Fifty years after the original Woodstock Music & Art Fair promised "three days of peace and music," one of its original organizers announced Wednesday that he is putting together Woodstock 50 for this summer. The event will be held over three days — Aug. 16-18 — on a 1,000-acre green space in Watkins Glen in upstate New York, near the Finger Lakes.
While the artist lineup will not be announced until next month, when tickets go on sale to the general public, The New York Times reported Wednesday that organizer Michael Lang is planning to book "a mixture of legacy bands, current pop and rap stars and, possibly, some news-making combinations."
To encourage younger attendees, the festival will offer a limited number of discounted passes for college students ages 18 to 25, which will go on sale by the end of January.
According to a interview with Lang published Wednesday in Rolling Stone, the 2019 team has already booked more than 40 acts to appear at the event. Lang suggested to the magazine that there would be tributes honoring some of the original Woodstock festival artists, including Janis Joplin, Jefferson Airplane, The Band and Joe Cocker.
There will be three main stages at Woodstock 50, plus three festival "neighborhoods," each of which will offer its own programming of music, comedy, spoken word, film and food.

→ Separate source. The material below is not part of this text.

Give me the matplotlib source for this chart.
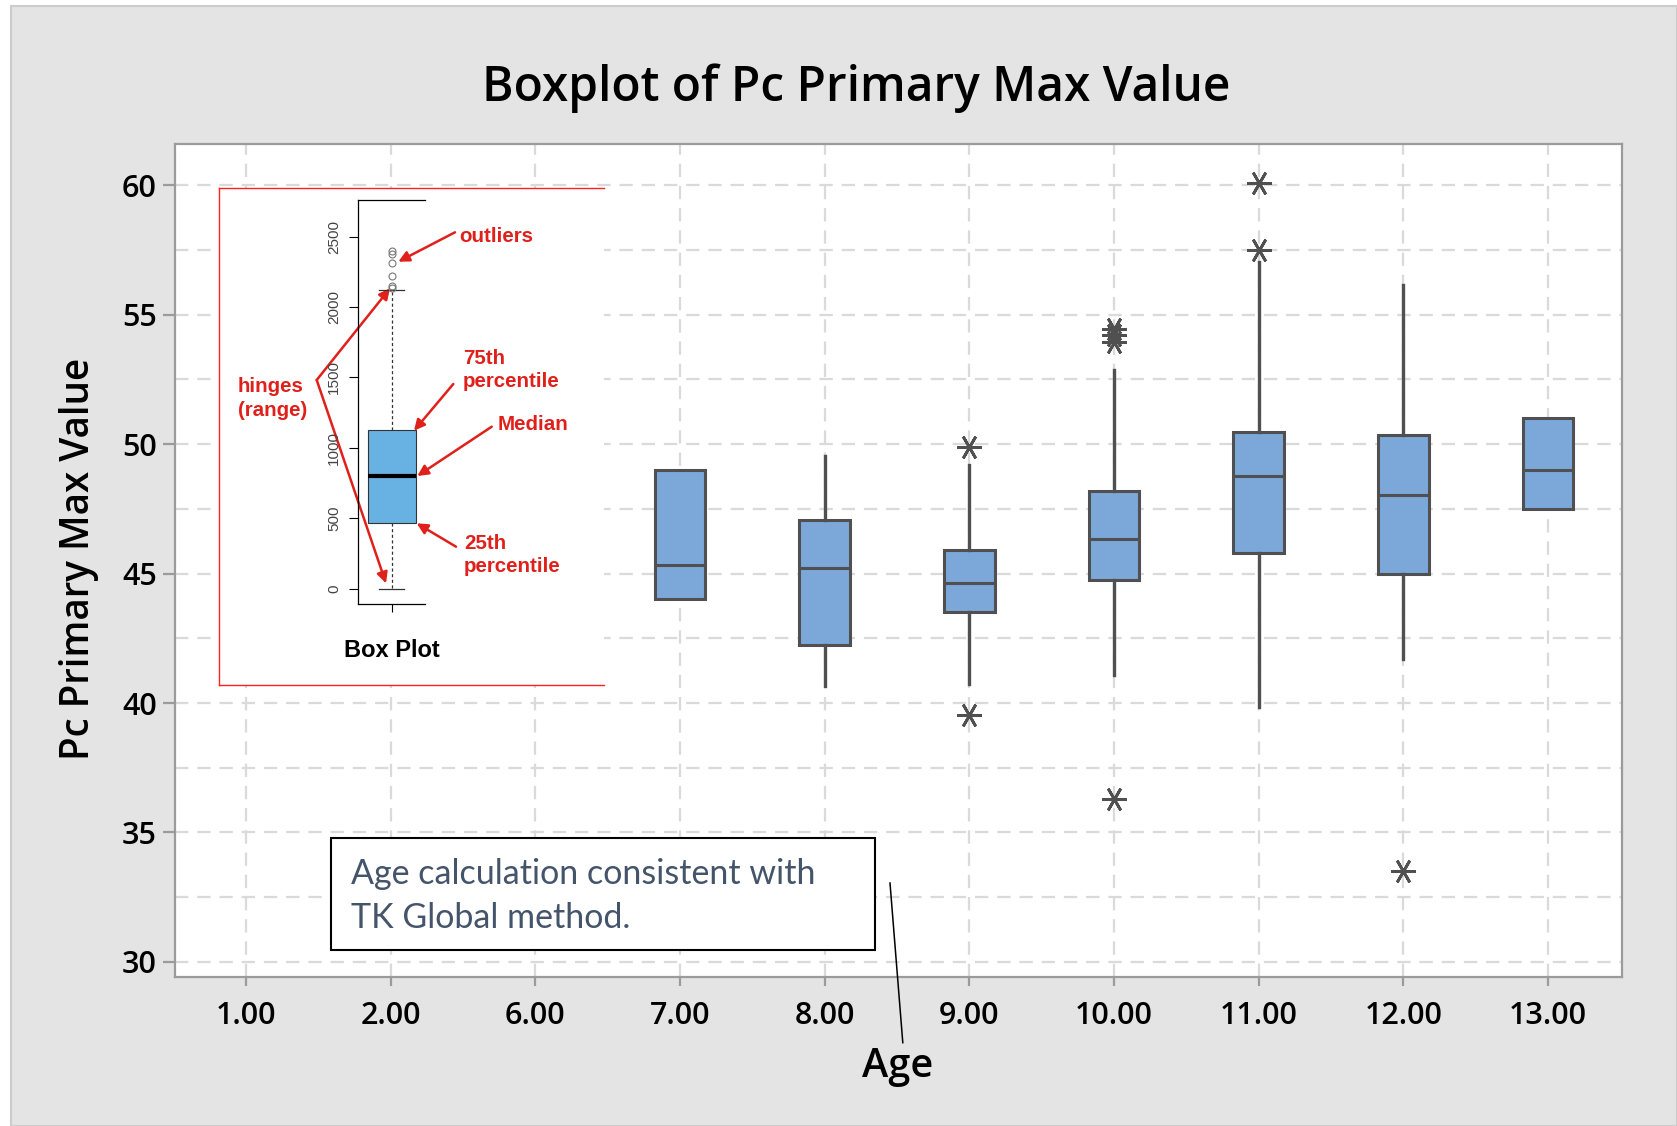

In a press release published Wednesday, the organizers say they hope to call back to the spirit that animated the iconic 1969 event — during another tumultuous epoch in American history. The mission of Woodstock 50, they say, is "to unite people in a shared experience with great artists, and encourage active support of equality, inclusion and a shared sustainable future."
According to the Times interview, Lang and his colleagues plan to sell about 100,000 three-day passes to the festival and they expect most attendees to camp at the festival grounds.
And in an apparent nod to festivalgoers' expectations in 2019, the 50th anniversary edition will offer "glamping" tents and other amenities. Such services might also help the 2019 festival distance itself from the dire problems that plagued a 1999 edition of Woodstock — an event that ended in fires, rioting and a number of lawsuits — which, like the chaotic 1994 Woodstock festival, Lang was also involved in organizing.